Le chancelier autrichien Kurt von Schuschnigg tente de résister (si peu), mais l’armée allemande s’adonnera à des manœuvres d’intimidation, simulant des préparatifs d’invasion, pour l’obliger à obtempérer.

Il finira par capituler, dira non : à la liberté des sociaux démocrates, à la liberté de la presse, non au maintien d’un parlement élu, non au droit de grève, non à toutes les libertés politiques, et donnera sa démission au profit de Seyss-Inquart, candidat nazi, que le président Miklas lui refusera d’ailleurs !

Hitler, quelques heures plus tard, donnera l’ordre d’envahir  l’Autriche.

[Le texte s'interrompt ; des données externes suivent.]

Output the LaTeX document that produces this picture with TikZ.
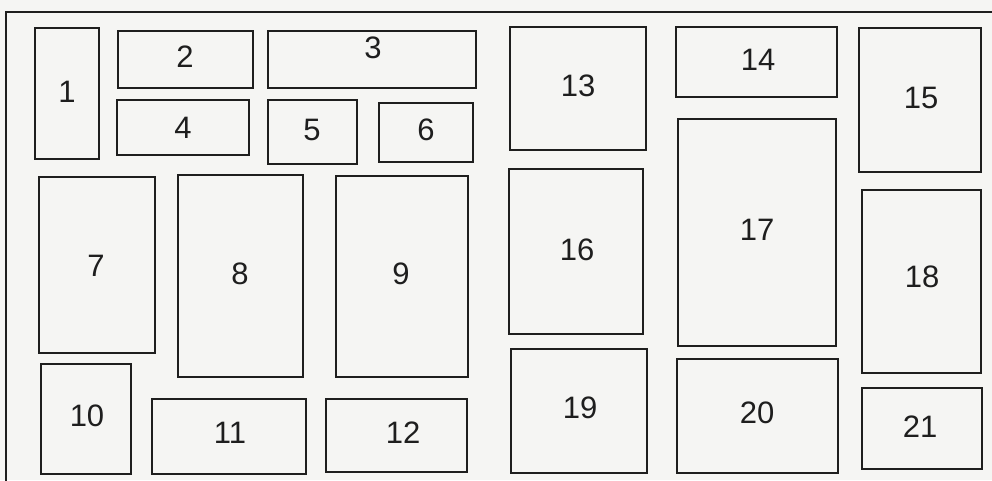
\documentclass[tikz,border=0pt]{standalone}
\usepackage{fontspec}
\setmainfont{Liberation Sans}
\usetikzlibrary{fit}
\definecolor{paper}{RGB}{245,245,243}
\definecolor{ink}{RGB}{30,30,30}
\tikzset{
  boxst/.style={draw=ink, line width=2.6pt, inner sep=0pt, fill=paper},
  lbl/.style={inner sep=0pt, text=ink, font=\fontsize{31}{31}\selectfont},
  frame/.style={draw=ink, line width=2.6pt}
}
\newcommand\bx[7]{%
  \node[boxst, fit={(#2,#3) (#4,#5)}] (b#1) {};
  \node[lbl] (l#1) at (#6,#7) {#1};}
\begin{document}
\begin{tikzpicture}[x=1pt,y=-1pt]
\fill[paper] (0,0) rectangle (992,480);
\useasboundingbox (0,0) rectangle (992,480);
\coordinate (fa) at (6,481);
\coordinate (fb) at (6,12);
\coordinate (fc) at (993,12);
\draw[frame] (fa) -- (fb) -- (fc);
\bx{1}{35}{28}{99}{159}{67}{92}
\bx{2}{118}{31}{253}{88}{185}{57}
\bx{3}{268}{31}{476}{88}{373}{48}
\bx{4}{117}{100}{249}{155}{183}{128}
\bx{5}{268}{100}{357}{164}{312}{130}
\bx{6}{379}{103}{473}{162}{426}{130}
\bx{7}{39}{177}{155}{353}{96}{266}
\bx{8}{178}{175}{303}{377}{240}{274}
\bx{9}{336}{176}{468}{377}{401}{274}
\bx{10}{41}{364}{131}{474}{87}{416}
\bx{11}{152}{399}{306}{474}{230}{433}
\bx{12}{326}{399}{467}{472}{403}{433}
\bx{13}{510}{27}{646}{150}{578}{86}
\bx{14}{676}{27}{837}{97}{758}{60}
\bx{15}{859}{28}{981}{172}{921}{98}
\bx{16}{509}{169}{643}{334}{577}{250}
\bx{17}{678}{119}{836}{346}{757}{230}
\bx{18}{862}{190}{981}{373}{922}{277}
\bx{19}{511}{349}{647}{473}{580}{408}
\bx{20}{677}{359}{838}{473}{757}{413}
\bx{21}{862}{388}{982}{469}{920}{427}
\end{tikzpicture}
\end{document}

On connait la suite, l’annexion de l’Autriche sera effective avec  99,75% des votes en faveur du rattachement au Reich, après que les opposants aient été arrêtés, après que les prêtres aient appelé en chaire à voter en faveur des nazis et que les églises se soient parées de pavillons à croix gammées.

Vuillard aime ponctuer ses textes d’anecdotes relatées avec ironie, qui donnent à réfléchir, surtout lorsqu’elles révèlent que le destin aurait pu être tout autre…Telle cette traversée de la frontière par les tanks allemands qui tombent en panne pour trois quart d’entre eux  sur les routes autrichiennes et qui empêchent Hitler de se frayer une route jusqu’à Vienne :  “Hitler est hors de lui, ce qui devait être un jour de gloire, une traversée vive et hypnotique se transforme en encombrement. Au lieu de la vitesse, la congestion ; au lieu de la vitalité, l’asphyxie ; au lieu de l’élan, le bouchon”.